> Data block:
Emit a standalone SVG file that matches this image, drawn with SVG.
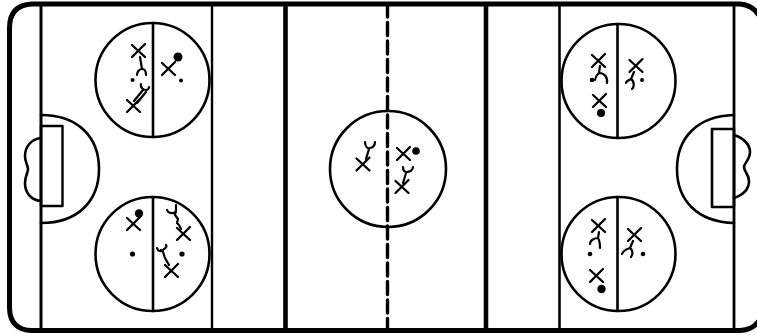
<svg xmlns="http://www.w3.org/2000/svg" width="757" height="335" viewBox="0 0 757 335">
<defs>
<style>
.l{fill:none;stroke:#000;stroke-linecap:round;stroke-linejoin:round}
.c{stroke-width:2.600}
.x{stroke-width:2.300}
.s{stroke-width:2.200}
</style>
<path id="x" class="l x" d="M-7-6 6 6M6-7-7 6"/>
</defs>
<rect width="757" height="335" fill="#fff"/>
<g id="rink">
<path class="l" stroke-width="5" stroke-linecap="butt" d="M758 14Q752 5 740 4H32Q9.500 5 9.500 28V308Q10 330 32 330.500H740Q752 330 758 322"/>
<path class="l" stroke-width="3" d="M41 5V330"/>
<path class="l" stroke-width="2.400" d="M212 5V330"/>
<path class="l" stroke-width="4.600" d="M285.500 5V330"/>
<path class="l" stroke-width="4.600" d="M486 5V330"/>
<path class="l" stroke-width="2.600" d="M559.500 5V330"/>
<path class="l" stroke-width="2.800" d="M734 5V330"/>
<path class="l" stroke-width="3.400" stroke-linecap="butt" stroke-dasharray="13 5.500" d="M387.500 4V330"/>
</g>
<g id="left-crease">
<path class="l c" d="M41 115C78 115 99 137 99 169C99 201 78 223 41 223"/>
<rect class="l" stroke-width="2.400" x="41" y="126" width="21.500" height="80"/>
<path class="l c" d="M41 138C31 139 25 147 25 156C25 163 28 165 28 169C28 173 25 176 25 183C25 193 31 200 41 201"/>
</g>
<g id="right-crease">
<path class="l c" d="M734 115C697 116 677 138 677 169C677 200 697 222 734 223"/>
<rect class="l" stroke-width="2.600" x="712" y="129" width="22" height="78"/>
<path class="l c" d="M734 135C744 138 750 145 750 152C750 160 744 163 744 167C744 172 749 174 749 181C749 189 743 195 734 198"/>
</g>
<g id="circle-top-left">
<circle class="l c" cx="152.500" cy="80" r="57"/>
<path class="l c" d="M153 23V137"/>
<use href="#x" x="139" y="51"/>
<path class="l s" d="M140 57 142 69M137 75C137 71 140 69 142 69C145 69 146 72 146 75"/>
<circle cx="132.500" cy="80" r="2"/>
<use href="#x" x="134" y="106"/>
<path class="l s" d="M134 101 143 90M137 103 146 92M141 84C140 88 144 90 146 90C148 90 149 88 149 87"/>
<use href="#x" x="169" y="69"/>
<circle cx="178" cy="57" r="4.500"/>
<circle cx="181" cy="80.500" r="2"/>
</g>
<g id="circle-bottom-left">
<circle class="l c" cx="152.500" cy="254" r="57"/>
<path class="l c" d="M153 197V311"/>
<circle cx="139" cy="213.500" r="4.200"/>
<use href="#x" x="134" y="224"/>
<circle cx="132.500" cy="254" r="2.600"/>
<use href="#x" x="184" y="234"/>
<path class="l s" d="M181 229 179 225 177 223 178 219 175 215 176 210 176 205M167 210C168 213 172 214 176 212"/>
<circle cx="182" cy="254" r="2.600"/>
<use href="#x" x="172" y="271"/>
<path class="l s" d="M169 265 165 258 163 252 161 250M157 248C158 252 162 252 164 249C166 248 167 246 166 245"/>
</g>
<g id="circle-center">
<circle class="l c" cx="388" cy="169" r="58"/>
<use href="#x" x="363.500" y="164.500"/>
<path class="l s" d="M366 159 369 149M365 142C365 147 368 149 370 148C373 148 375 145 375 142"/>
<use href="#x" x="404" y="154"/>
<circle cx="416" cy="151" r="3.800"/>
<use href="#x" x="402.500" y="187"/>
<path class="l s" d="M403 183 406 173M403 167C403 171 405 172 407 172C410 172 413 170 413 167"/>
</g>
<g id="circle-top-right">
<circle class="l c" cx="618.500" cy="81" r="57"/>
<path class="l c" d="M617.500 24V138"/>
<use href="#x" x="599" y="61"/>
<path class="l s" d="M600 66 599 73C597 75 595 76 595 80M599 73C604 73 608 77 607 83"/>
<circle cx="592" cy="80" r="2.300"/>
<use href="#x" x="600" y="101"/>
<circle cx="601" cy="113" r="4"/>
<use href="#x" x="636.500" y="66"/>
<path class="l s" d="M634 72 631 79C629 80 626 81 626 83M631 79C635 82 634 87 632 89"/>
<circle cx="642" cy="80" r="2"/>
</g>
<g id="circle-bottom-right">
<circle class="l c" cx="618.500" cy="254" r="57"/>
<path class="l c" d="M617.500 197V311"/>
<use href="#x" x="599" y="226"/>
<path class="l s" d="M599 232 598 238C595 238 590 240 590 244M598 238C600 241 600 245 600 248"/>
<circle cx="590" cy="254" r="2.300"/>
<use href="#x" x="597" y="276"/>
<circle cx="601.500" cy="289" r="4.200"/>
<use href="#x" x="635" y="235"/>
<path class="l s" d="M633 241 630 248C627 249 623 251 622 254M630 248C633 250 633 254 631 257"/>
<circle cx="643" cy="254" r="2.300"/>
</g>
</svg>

> Given instruction: Your copy of the data should match it exactly, except that pictures are left out.

> Result of this task:
Emit a standalone SVG file that matches this image, drawn with SVG.
<svg xmlns="http://www.w3.org/2000/svg" width="757" height="335" viewBox="0 0 757 335">
<defs>
<style>
.l{fill:none;stroke:#000;stroke-linecap:round;stroke-linejoin:round}
.c{stroke-width:2.600}
.x{stroke-width:2.300}
.s{stroke-width:2.200}
</style>
<path id="x" class="l x" d="M-7-6 6 6M6-7-7 6"/>
</defs>
<rect width="757" height="335" fill="#fff"/>
<g id="rink">
<path class="l" stroke-width="5" stroke-linecap="butt" d="M758 14Q752 5 740 4H32Q9.500 5 9.500 28V308Q10 330 32 330.500H740Q752 330 758 322"/>
<path class="l" stroke-width="3" d="M41 5V330"/>
<path class="l" stroke-width="2.400" d="M212 5V330"/>
<path class="l" stroke-width="4.600" d="M285.500 5V330"/>
<path class="l" stroke-width="4.600" d="M486 5V330"/>
<path class="l" stroke-width="2.600" d="M559.500 5V330"/>
<path class="l" stroke-width="2.800" d="M734 5V330"/>
<path class="l" stroke-width="3.400" stroke-linecap="butt" stroke-dasharray="13 5.500" d="M387.500 4V330"/>
</g>
<g id="left-crease">
<path class="l c" d="M41 115C78 115 99 137 99 169C99 201 78 223 41 223"/>
<rect class="l" stroke-width="2.400" x="41" y="126" width="21.500" height="80"/>
<path class="l c" d="M41 138C31 139 25 147 25 156C25 163 28 165 28 169C28 173 25 176 25 183C25 193 31 200 41 201"/>
</g>
<g id="right-crease">
<path class="l c" d="M734 115C697 116 677 138 677 169C677 200 697 222 734 223"/>
<rect class="l" stroke-width="2.600" x="712" y="129" width="22" height="78"/>
<path class="l c" d="M734 135C744 138 750 145 750 152C750 160 744 163 744 167C744 172 749 174 749 181C749 189 743 195 734 198"/>
</g>
<g id="circle-top-left">
<circle class="l c" cx="152.500" cy="80" r="57"/>
<path class="l c" d="M153 23V137"/>
<use href="#x" x="139" y="51"/>
<path class="l s" d="M140 57 142 69M137 75C137 71 140 69 142 69C145 69 146 72 146 75"/>
<circle cx="132.500" cy="80" r="2"/>
<use href="#x" x="134" y="106"/>
<path class="l s" d="M134 101 143 90M137 103 146 92M141 84C140 88 144 90 146 90C148 90 149 88 149 87"/>
<use href="#x" x="169" y="69"/>
<circle cx="178" cy="57" r="4.500"/>
<circle cx="181" cy="80.500" r="2"/>
</g>
<g id="circle-bottom-left">
<circle class="l c" cx="152.500" cy="254" r="57"/>
<path class="l c" d="M153 197V311"/>
<circle cx="139" cy="213.500" r="4.200"/>
<use href="#x" x="134" y="224"/>
<circle cx="132.500" cy="254" r="2.600"/>
<use href="#x" x="184" y="234"/>
<path class="l s" d="M181 229 179 225 177 223 178 219 175 215 176 210 176 205M167 210C168 213 172 214 176 212"/>
<circle cx="182" cy="254" r="2.600"/>
<use href="#x" x="172" y="271"/>
<path class="l s" d="M169 265 165 258 163 252 161 250M157 248C158 252 162 252 164 249C166 248 167 246 166 245"/>
</g>
<g id="circle-center">
<circle class="l c" cx="388" cy="169" r="58"/>
<use href="#x" x="363.500" y="164.500"/>
<path class="l s" d="M366 159 369 149M365 142C365 147 368 149 370 148C373 148 375 145 375 142"/>
<use href="#x" x="404" y="154"/>
<circle cx="416" cy="151" r="3.800"/>
<use href="#x" x="402.500" y="187"/>
<path class="l s" d="M403 183 406 173M403 167C403 171 405 172 407 172C410 172 413 170 413 167"/>
</g>
<g id="circle-top-right">
<circle class="l c" cx="618.500" cy="81" r="57"/>
<path class="l c" d="M617.500 24V138"/>
<use href="#x" x="599" y="61"/>
<path class="l s" d="M600 66 599 73C597 75 595 76 595 80M599 73C604 73 608 77 607 83"/>
<circle cx="592" cy="80" r="2.300"/>
<use href="#x" x="600" y="101"/>
<circle cx="601" cy="113" r="4"/>
<use href="#x" x="636.500" y="66"/>
<path class="l s" d="M634 72 631 79C629 80 626 81 626 83M631 79C635 82 634 87 632 89"/>
<circle cx="642" cy="80" r="2"/>
</g>
<g id="circle-bottom-right">
<circle class="l c" cx="618.500" cy="254" r="57"/>
<path class="l c" d="M617.500 197V311"/>
<use href="#x" x="599" y="226"/>
<path class="l s" d="M599 232 598 238C595 238 590 240 590 244M598 238C600 241 600 245 600 248"/>
<circle cx="590" cy="254" r="2.300"/>
<use href="#x" x="597" y="276"/>
<circle cx="601.500" cy="289" r="4.200"/>
<use href="#x" x="635" y="235"/>
<path class="l s" d="M633 241 630 248C627 249 623 251 622 254M630 248C633 250 633 254 631 257"/>
<circle cx="643" cy="254" r="2.300"/>
</g>
</svg>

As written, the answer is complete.